It’s Curious How Many People Want to Use 19th Century Philosophy

G.K. Chesterton once observed:

The best reason for a revival of philosophy is that unless a man has a philosophy certain horrible things will happen to him. He will be practical; he will be progressive; he will cultivate efficiency; he will trust in evolution; he will do the work that lies nearest; he will devote himself to deeds, not words. Thus struck down by blow after blow of blind stupidity and random fate,
he will stagger on to a miserable death with no comfort but a series of catchwords; such as those which I have catalogued above. Those things are simply substitutes for thoughts. In some cases they are the tags and tail-ends of somebody else’s thinking. That means that a man who refuses to have his own philosophy will not even have the advantages of a brute beast, and be left to his own instincts. He will only have the used-up scraps of somebody else’s philosophy; which the beasts do not have to inherit; hence their happiness.
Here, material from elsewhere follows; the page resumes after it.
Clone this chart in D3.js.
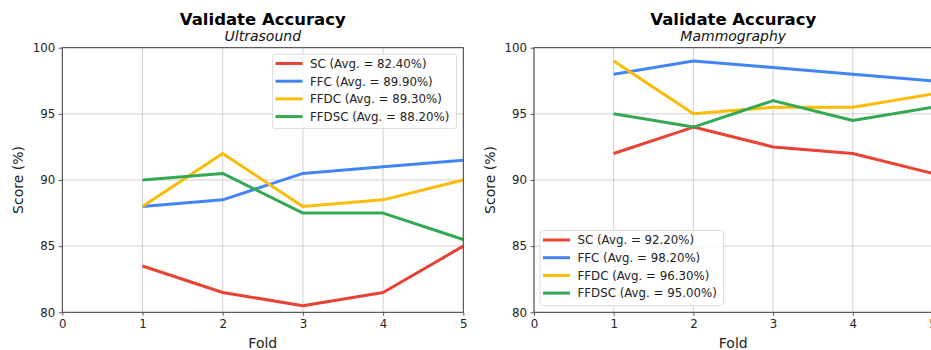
<!DOCTYPE html>
<html>
<head>
<meta charset="utf-8">
<script src="https://cdn.jsdelivr.net/npm/d3@7"></script>
<style>
  html, body { margin: 0; padding: 0; background: #fff; overflow: hidden; }
  svg { display: block; font-family: "DejaVu Sans", sans-serif; }
</style>
</head>
<body>
<svg id="chart" width="931" height="350"></svg>
<script>
// Fold indices and tick values
const folds = [1, 2, 3, 4, 5];
const xTicks = [0, 1, 2, 3, 4, 5];
const yTicks = [80, 85, 90, 95, 100];

// Series names and colours
const seriesNames = ["SC", "FFC", "FFDC", "FFDSC"];
const seriesColors = ["#EA4335", "#4285F4", "#FBBC05", "#34A853"];

// Ultrasound validation scores per fold
const usSC    = [83.5, 81.5, 80.5, 81.5, 85.0];
const usFFC   = [88.0, 88.5, 90.5, 91.0, 91.5];
const usFFDC  = [88.0, 92.0, 88.0, 88.5, 90.0];
const usFFDSC = [90.0, 90.5, 87.5, 87.5, 85.5];
const usAvg   = ["82.40", "89.90", "89.30", "88.20"];

// Mammography validation scores per fold
const mmSC    = [92.0, 94.0, 92.5, 92.0, 90.5];
const mmFFC   = [98.0, 99.0, 98.5, 98.0, 97.5];
const mmFFDC  = [99.0, 95.0, 95.5, 95.5, 96.5];
const mmFFDSC = [95.0, 94.0, 96.0, 94.5, 95.5];
const mmAvg   = ["92.20", "98.20", "96.30", "95.00"];

const svg = d3.select("#chart");

function drawPanel(opts) {
  const { left, right, top, bottom, subtitle, series, avgs, legend } = opts;
  const x = d3.scaleLinear().domain([0, 5]).range([left, right]);
  const y = d3.scaleLinear().domain([80, 100]).range([bottom, top]);
  const g = svg.append("g");
  const clipId = "clip-" + subtitle;

  g.append("clipPath").attr("id", clipId)
    .append("rect").attr("x", left).attr("y", top)
    .attr("width", right - left).attr("height", bottom - top);

  // grid
  const grid = g.append("g").attr("stroke", "#b0b0b0").attr("stroke-width", 0.8).attr("opacity", 0.75);
  xTicks.forEach(t => grid.append("line")
    .attr("x1", x(t)).attr("x2", x(t)).attr("y1", top).attr("y2", bottom));
  yTicks.forEach(t => grid.append("line")
    .attr("x1", left).attr("x2", right).attr("y1", y(t)).attr("y2", y(t)));

  // series lines
  const line = d3.line().x((d, i) => x(folds[i])).y(d => y(d));
  const lines = g.append("g").attr("clip-path", `url(#${clipId})`);
  series.forEach((s, i) => {
    lines.append("path").datum(s)
      .attr("d", line)
      .attr("fill", "none")
      .attr("stroke", seriesColors[i])
      .attr("stroke-width", 3)
      .attr("stroke-linejoin", "round")
      .attr("stroke-linecap", "butt");
  });

  // axes
  const xAxis = g.append("g").attr("transform", `translate(0,${bottom})`)
    .call(d3.axisBottom(x).tickValues(xTicks).tickFormat(d3.format("d")).tickSizeOuter(0).tickSize(3.5).tickPadding(3.5));
  const yAxis = g.append("g").attr("transform", `translate(${left},0)`)
    .call(d3.axisLeft(y).tickValues(yTicks).tickFormat(d3.format("d")).tickSizeOuter(0).tickSize(3.5).tickPadding(3.5));
  [xAxis, yAxis].forEach(a => {
    a.select(".domain").remove();
    a.selectAll("line").attr("stroke", "#333").attr("stroke-width", 0.8);
    a.selectAll("text").attr("font-family", "DejaVu Sans").attr("font-size", 11.8).attr("fill", "#222");
  });

  // frame
  g.append("rect").attr("x", left).attr("y", top)
    .attr("width", right - left).attr("height", bottom - top)
    .attr("fill", "none").attr("stroke", "#333").attr("stroke-width", 0.9);

  // titles
  const cx = (left + right) / 2;
  g.append("text").attr("x", cx).attr("y", 25).attr("text-anchor", "middle")
    .attr("font-weight", "bold").attr("font-size", 16.5).attr("fill", "#000")
    .text("Validate Accuracy");
  g.append("text").attr("x", cx).attr("y", 40.5).attr("text-anchor", "middle")
    .attr("font-style", "italic").attr("font-size", 14).attr("fill", "#111")
    .text(subtitle);

  // axis labels
  g.append("text").attr("x", cx).attr("y", 348).attr("text-anchor", "middle")
    .attr("font-size", 14).attr("fill", "#222").text("Fold");
  g.append("text")
    .attr("transform", `translate(${left - 39},${(top + bottom) / 2}) rotate(-90)`)
    .attr("text-anchor", "middle").attr("font-size", 14).attr("fill", "#222")
    .text("Score (%)");

  // legend
  const lg = g.append("g");
  lg.append("rect").attr("x", legend.x).attr("y", legend.y)
    .attr("width", legend.w).attr("height", legend.h).attr("rx", 2.5)
    .attr("fill", "#fff").attr("fill-opacity", 0.8)
    .attr("stroke", "#d6d6d6").attr("stroke-width", 0.8);
  seriesNames.forEach((name, i) => {
    const ry = legend.y + 9.5 + i * 17.7;
    lg.append("line").attr("x1", legend.x + 3).attr("x2", legend.x + 30)
      .attr("y1", ry).attr("y2", ry)
      .attr("stroke", seriesColors[i]).attr("stroke-width", 3);
    lg.append("text").attr("x", legend.x + 37.5).attr("y", ry + 4.3)
      .attr("font-size", 11.8).attr("fill", "#222")
      .text(`${name} (Avg. = ${avgs[i]}%)`);
  });
}

drawPanel({
  left: 62.3, right: 463.3, top: 47.7, bottom: 312.3,
  subtitle: "Ultrasound",
  series: [usSC, usFFC, usFFDC, usFFDSC],
  avgs: usAvg,
  legend: { x: 272.5, y: 54, w: 184, h: 74.5 }
});

drawPanel({
  left: 534, right: 932.5, top: 47.7, bottom: 312.3,
  subtitle: "Mammography",
  series: [mmSC, mmFFC, mmFFDC, mmFFDSC],
  avgs: mmAvg,
  legend: { x: 540, y: 230.5, w: 183.5, h: 75 }
});
</script>
</body>
</html>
I’ve noticed a surprising number of people who seem to want to pretend that we are in the 19th century so that they can apply 19th century philosophy, unmodified. The real problem with that is not the 19th century philosophy part, per se (though there was a notably large amount of bad philosophy in the 19th century), but the unmodified part. This is directly related to what Chesterton said above, that a person who will not do philosophy for himself will end up with the used-up scraps of somebody else’s philosophy.

A lot of people who have never done any philosophy for themselves think that doing philosophy for oneself entails being original. This is the opposite of the truth. To truly study philosophy has, as its only legitimate goal, to be entirely unoriginal. At least in content. A philosopher may be forced by circumstances to be original in expression, though the true philosopher will usually try to avoid that whenever he can.
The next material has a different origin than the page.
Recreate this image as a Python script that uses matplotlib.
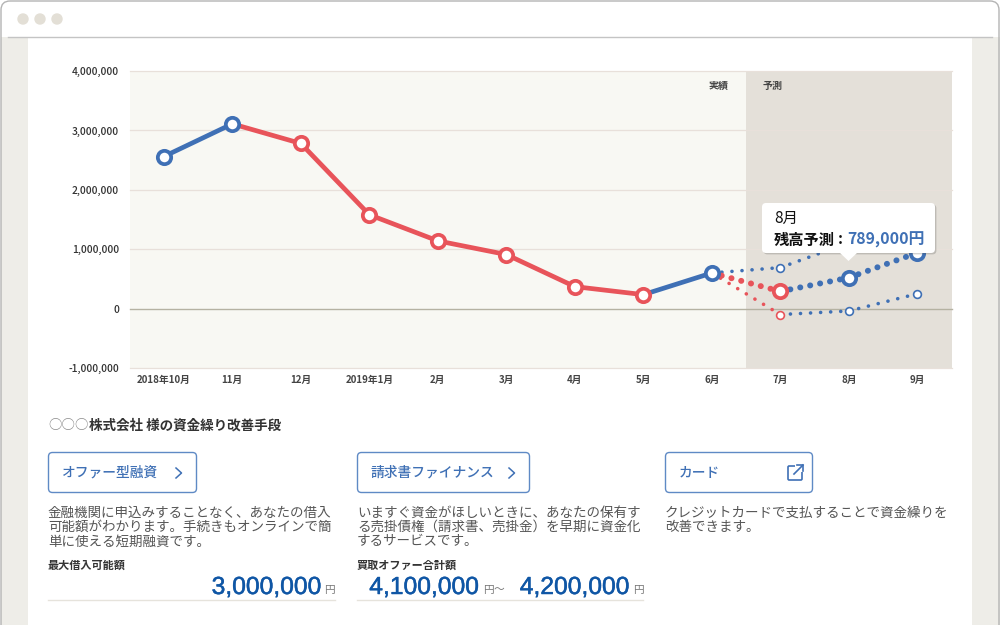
import matplotlib
matplotlib.use("Agg")
import matplotlib.pyplot as plt
from matplotlib.patches import FancyBboxPatch, Rectangle, Circle, Polygon
from matplotlib.lines import Line2D
import matplotlib.patheffects as pe

plt.rcParams['font.family'] = ['Noto Sans CJK JP', 'DejaVu Sans']

# ---- data ----
months = ['2018年10月', '11月', '12月', '2019年1月', '2月', '3月', '4月', '5月', '6月', '7月', '8月', '9月']
balance_actual = [2560000, 3110000, 2780000, 1580000, 1140000, 910000, 370000, 235000, 600000]
forecast_mid = [600000, 290000, 520000, 940000]
forecast_high = [600000, 690000, 1110000, 1500000]
forecast_low = [600000, -100000, -40000, 250000]
y_ticks = [-1000000, 0, 1000000, 2000000, 3000000, 4000000]
title_mark = '○○○'
company_title = '株式会社 様の資金繰り改善手段'
button_labels = ['オファー型融資', '請求書ファイナンス', 'カード']
desc_1 = ['金融機関に申込みすることなく、あなたの借入', '可能額がわかります。手続きもオンラインで簡', '単に使える短期融資です。']
desc_2 = ['いますぐ資金がほしいときに、あなたの保有す', 'る売掛債権（請求書、売掛金）を早期に資金化', 'するサービスです。']
desc_3 = ['クレジットカードで支払することで資金繰りを', '改善できます。']
amount_labels = ['最大借入可能額', '買取オファー合計額']
amounts = ['3,000,000', '4,100,000', '4,200,000']

BLUE = '#3f70b5'
RED = '#e8545a'
NAVY = '#0f56a5'
GRAY = '#555555'
W, H = 1000, 625

fig = plt.figure(figsize=(10, 6.25), dpi=100, facecolor='white')

# page chrome, in pixel coordinates
bg = fig.add_axes([0, 0, 1, 1], zorder=0)
bg.set_xlim(0, W); bg.set_ylim(H, 0); bg.axis('off')
bg.add_patch(Rectangle((1, 37), 27, 590, fc='#eeede8', ec='none'))
bg.add_patch(Rectangle((972, 37), 28, 590, fc='#eeede8', ec='none'))
bg.add_patch(FancyBboxPatch((1, 1), 998, 700, boxstyle='round,pad=0,rounding_size=9',
                            fc='none', ec='#b4b4b4', lw=1.0))
bg.add_line(Line2D([8, 992], [37, 37], color='#c4c4c4', lw=1.0))
for cx in (23, 40, 57):
    bg.add_patch(Circle((cx, 19), 5.7, fc='#e3dfd6', ec='none'))

# chart
ax = fig.add_axes([129.6 / W, 1 - 368 / H, 822 / W, 297 / H], zorder=1)
ax.set_facecolor('#f8f8f3')
ax.set_xlim(-0.5, 11.5)
ax.set_ylim(-1000000, 4000000)
for s in ax.spines.values():
    s.set_visible(False)
ax.axvspan(8.5, 11.5, color='#e4e0d9', lw=0, zorder=0.5)
for v in y_ticks:
    c = '#b5b2a2' if v == 0 else '#e8e0da'
    ax.axhline(v, color=c, lw=1.0 if v == 0 else 0.9, zorder=1, clip_on=False)
ax.set_yticks(y_ticks)
ax.set_yticklabels([f'{v:,}' for v in y_ticks], fontsize=7.4, fontweight='medium', color='#333333')
ax.set_xticks(range(len(months)))
ax.set_xticklabels(months, fontsize=7.0, fontweight='bold', color='#444444')
ax.tick_params(length=0)
ax.tick_params(axis='y', pad=7.5)
ax.tick_params(axis='x', pad=5)


def seg(xs, ys, color, lw=3.4):
    ax.plot(xs, ys, color=color, lw=lw, solid_capstyle='butt', zorder=3)


def dotted(xs, ys, color, lw):
    ax.plot(xs, ys, color=color, lw=lw, dash_capstyle='round',
            linestyle=(0, (0.02, 7.2 / lw)), zorder=2.5)


def mark(x, y, color, big=True):
    ms, mew = (9.6, 2.7) if big else (5.6, 1.2)
    ax.plot([x], [y], 'o', ms=ms, mfc='white', mec=color, mew=mew, zorder=4)


# forecast dotted lines
for series, lw in ((forecast_high, 2.6), (forecast_low, 2.6), (forecast_mid, 4.3)):
    cols = [RED if series[i + 1] < series[i] else BLUE for i in range(3)]
    for i in range(3):
        dotted([8 + i, 9 + i], series[i:i + 2], cols[i], lw)

# actual line: blue when rising, red when falling
for i in range(len(balance_actual) - 1):
    a, b = balance_actual[i], balance_actual[i + 1]
    seg([i, i + 1], [a, b], BLUE if b > a else RED)
for i, v in enumerate(balance_actual):
    prev_fall = i > 0 and v < balance_actual[i - 1]
    mark(i, v, RED if prev_fall else BLUE)
mark(9, forecast_mid[1], RED)
mark(10, forecast_mid[2], BLUE)
mark(11, forecast_mid[3], BLUE)
mark(9, forecast_high[1], BLUE, big=False)
mark(10, forecast_high[2], BLUE, big=False)
mark(11, forecast_high[3], BLUE, big=False)
mark(9, forecast_low[1], RED, big=False)
mark(10, forecast_low[2], BLUE, big=False)
mark(11, forecast_low[3], BLUE, big=False)

# overlay: labels, tooltip and lower panel
fg = fig.add_axes([0, 0, 1, 1], zorder=2)
fg.set_xlim(0, W); fg.set_ylim(H, 0); fg.axis('off'); fg.patch.set_alpha(0)


def txt(x, y, s, size, color=GRAY, weight='normal', ha='left'):
    return fg.text(x, y, s, fontsize=size, color=color, fontweight=weight, ha=ha, va='center')


txt(719, 86, '実績', 7.2, '#444444', 'bold', 'center')
txt(773, 86, '予測', 7.2, '#444444', 'bold', 'center')

# tooltip
shadow = [pe.SimplePatchShadow(offset=(1, -1), alpha=0.25), pe.Normal()]
fg.add_patch(FancyBboxPatch((762, 203), 173, 50, boxstyle='round,pad=0,rounding_size=4',
                            fc='white', ec='none', path_effects=shadow))
fg.add_patch(Polygon([[839, 252], [858, 252], [848.5, 261]], closed=True, fc='white', ec='none'))
txt(774, 218, '8月', 11, '#111111')
txt(774, 240, '残高予測', 11, '#111111', 'bold')
txt(838, 239, ':', 11, '#111111', 'bold')
txt(847.5, 240, '789,000円', 11.4, BLUE, 'bold')

# lower panel
txt(48, 425.5, title_mark, 9.75, '#8a8a8a')
txt(89, 425.5, company_title, 9.75, '#333333', 'bold')

buttons = [(48, 149), (357, 173), (665, 148)]
for (bx, bw), label in zip(buttons, button_labels):
    fg.add_patch(FancyBboxPatch((bx + 0.5, 452.5), bw - 1, 40, boxstyle='round,pad=0,rounding_size=4',
                                fc='white', ec='#5f8ac5', lw=1.0))
    txt(bx + 13.5, 472.5, label, 9.9, BLUE, 'medium')

# chevrons and external-link icon
for cx in (176, 509):
    fg.add_line(Line2D([cx, cx + 5.5, cx], [468, 473, 478], color=BLUE, lw=1.1))
fg.add_patch(FancyBboxPatch((788, 466), 14, 14, boxstyle='round,pad=0,rounding_size=1.2',
                            fc='white', ec=BLUE, lw=1.2))
fg.add_patch(Rectangle((795, 463), 9, 9, fc='white', ec='none'))
fg.add_line(Line2D([794, 803], [474, 465], color=BLUE, lw=1.2))
fg.add_line(Line2D([797, 803, 803], [465, 465, 471], color=BLUE, lw=1.2))

for x0, lines in ((48, desc_1), (357, desc_2), (665, desc_3)):
    for i, line in enumerate(lines):
        txt(x0, 512.5 + i * 14.5, line, 9.74, GRAY)

txt(48, 565, amount_labels[0], 8.0, '#333333', 'bold')
txt(357, 565, amount_labels[1], 8.0, '#333333', 'bold')

num_font = 'Liberation Sans'
thick = [pe.withStroke(linewidth=0.35, foreground=NAVY)]
for right, value, yen in ((321.5, amounts[0], 324.5), (479, amounts[1], 483), (629.5, amounts[2], 633)):
    fg.text(right, 587, value, fontsize=17.75, color=NAVY, ha='right', va='center',
            family=num_font, path_effects=thick)
    txt(yen, 590.5, '円', 7.7, '#777777')
txt(494, 590.5, '〜', 7.7, '#777777')

for x0, x1 in ((48, 335), (357, 643)):
    fg.add_line(Line2D([x0, x1], [600, 600], color='#e6e3dc', lw=1.0))

fig.savefig('out.png', dpi=100, facecolor='white')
If a man is a philosopher, that is, if he is a lover of wisdom (philos = love, sophia = wisdom), his entire goal is to come to understand what is; that is, he conforms his mind to what pre-exists him. God understands what he creates, so the wisdom of God is creative; man loves what he did not create, so the wisdom of man is purely receptive.

Philos, though, is not any old kind of love—it is the love of friends. This has something of a dual meaning when it comes to philosophy: a man seeks to be a friend of Wisdom, but also to be the friend of other men who love wisdom. As such, the true philosopher will read other philosophers to see what his friends can tell him about what they both love. This is not harmed by the minor detail of their friend having died after writing, not even by them having died twenty four hundred years ago. But as with all true friends, their goal is not a meeting of the ears, but a meeting of the minds. That is, they want to understand the whole truth in what their friends have written, not merely to pick up a few bits and pieces of it.
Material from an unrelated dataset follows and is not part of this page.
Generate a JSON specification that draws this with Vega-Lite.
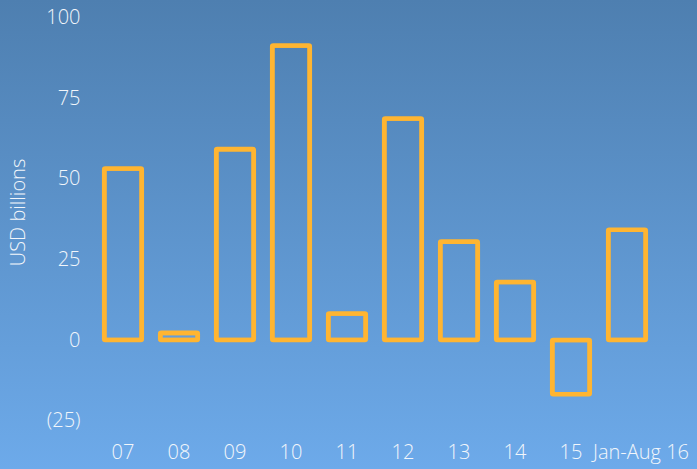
{
  "$schema": "https://vega.github.io/schema/vega-lite/v6.json",
  "width": 697,
  "height": 469,
  "autosize": {"type": "none"},
  "padding": 0,
  "background": "#5d94cc",
  "config": {
    "view": {
      "stroke": null,
      "fill": {
        "gradient": "linear",
        "x1": 0, "y1": 0, "x2": 0, "y2": 1,
        "stops": [
          {"offset": 0, "color": "#4e7fb0"},
          {"offset": 1, "color": "#6daaea"}
        ]
      }
    },
    "font": "Open Sans"
  },
  "data": {
    "values": [
      {"period": "07", "value": 53.2},
      {"period": "08", "value": 2.2},
      {"period": "09", "value": 59.2},
      {"period": "10", "value": 91.3},
      {"period": "11", "value": 8.2},
      {"period": "12", "value": 68.7},
      {"period": "13", "value": 30.5},
      {"period": "14", "value": 18.0},
      {"period": "15", "value": -16.8},
      {"period": "Jan-Aug 16", "value": 34.2}
    ]
  },
  "mark": {
    "type": "bar",
    "fill": "transparent",
    "stroke": "#ffb531",
    "strokeWidth": 4.6,
    "strokeJoin": "round",
    "cornerRadius": 1
  },
  "encoding": {
    "x": {
      "field": "period",
      "type": "nominal",
      "sort": null,
      "scale": {"range": [95, 655], "paddingInner": 0.33, "paddingOuter": 0.165},
      "axis": {
        "title": null,
        "orient": "bottom",
        "offset": -49,
        "domain": false,
        "ticks": false,
        "labelAngle": 0,
        "labelFont": "Open Sans",
        "labelFontWeight": 300,
        "labelFontSize": 20,
        "labelColor": "#f2f6fb",
        "labelBaseline": "middle",
        "labelPadding": 32,
        "labelOverlap": false,
        "labelBound": false,
        "labelOffset": {"condition": {"test": "datum.value === 'Jan-Aug 16'", "value": 14}, "value": 0}
      }
    },
    "y": {
      "field": "value",
      "type": "quantitative",
      "scale": {"domain": [-40, 105.43], "nice": false, "zero": false},
      "axis": {
        "title": "USD billions",
        "orient": "left",
        "offset": -95,
        "domain": false,
        "ticks": false,
        "grid": false,
        "values": [-25, 0, 25, 50, 75, 100],
        "labelExpr": "datum.value < 0 ? '(' + abs(datum.value) + ')' : datum.label",
        "labelFont": "Open Sans",
        "labelFontWeight": 300,
        "labelFontSize": 20,
        "labelColor": "#f2f6fb",
        "labelPadding": 15,
        "labelBound": false,
        "labelFlush": false,
        "labelOverlap": false,
        "titleFont": "Open Sans",
        "titleFontWeight": 300,
        "titleFontSize": 20,
        "titleColor": "#f2f6fb",
        "titleAngle": -90,
        "titleAlign": "center",
        "titleBaseline": "middle",
        "titleX": -77,
        "titleY": 212
      }
    }
  }
}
Every man, by using language, communicates by using the things around him, because they are the things to which the symbols called words point. When we read things written by people long dead, to understand the contents we must know to what the words pointed when they were used, so that we can see the relationships between the things the words pointed at. When the world changes, the words no longer point to the same things, so we cannot read the words today the same way they were written. More importantly, though, things themselves change. A horse is replaced by a horseless carriage. Telegrams are replaced by telephones. Sometimes the relationships persist, sometimes they do not. This is inconvenient. It takes work to be able to separate the relationships between things from the things themselves, that is, to separate the idea contained within the expression from the expression. And here we come to the title of this post, because human beings are lazy.

It is work to read someone carefully and to separate the ideas from the expressions. It is far less work to pretend that the world has not changed, and so there is no separation required. Since we live in a profoundly lazy time, we see a great deal of people trying to pretend this very thing. It is much easier to pretend that people are still forced by grinding poverty (caused, everyone now forgets, by the collapse of the price of food grown on farms) to take the few jobs available in factories which routinely kill and main the workers, who are quickly replaced because of the legions of unemployed fleeing unprofitable farms. If one does that, then one can take a whole host of 19th century writers and apply their writings unmodified. (This does extend into the early 1900s, btw.)

Why don’t people do this with, say, medieval philosophers, or ancient Greek philosophers, or Chinese philosophers? I think that there are two main answers:

  1. The further back in time one goes, the harder it is to pretend that nothing has changed.
  2. The further back in time one goes, the less familiar is the expression of the philosophy.

I don’t mean to suggest that people have actually read Das Kapital, or even that they routinely quote Karl Marx. Far more common is for the process to be iterative, where people much closer in time to Marx rephrase his ideas, often updating the terminology but not otherwise changing the expression, and these again get rephrased a few decades later, and so on, so that what people get is a modern phrasing of the antiquated expression. Along the way, they may easily get updated to things which no longer had the original relationships. People who are starved for ideas because they don’t do much thinking may be very tempted to not care, because starving people are not picky.

This explains rather a great deal of modern discourse.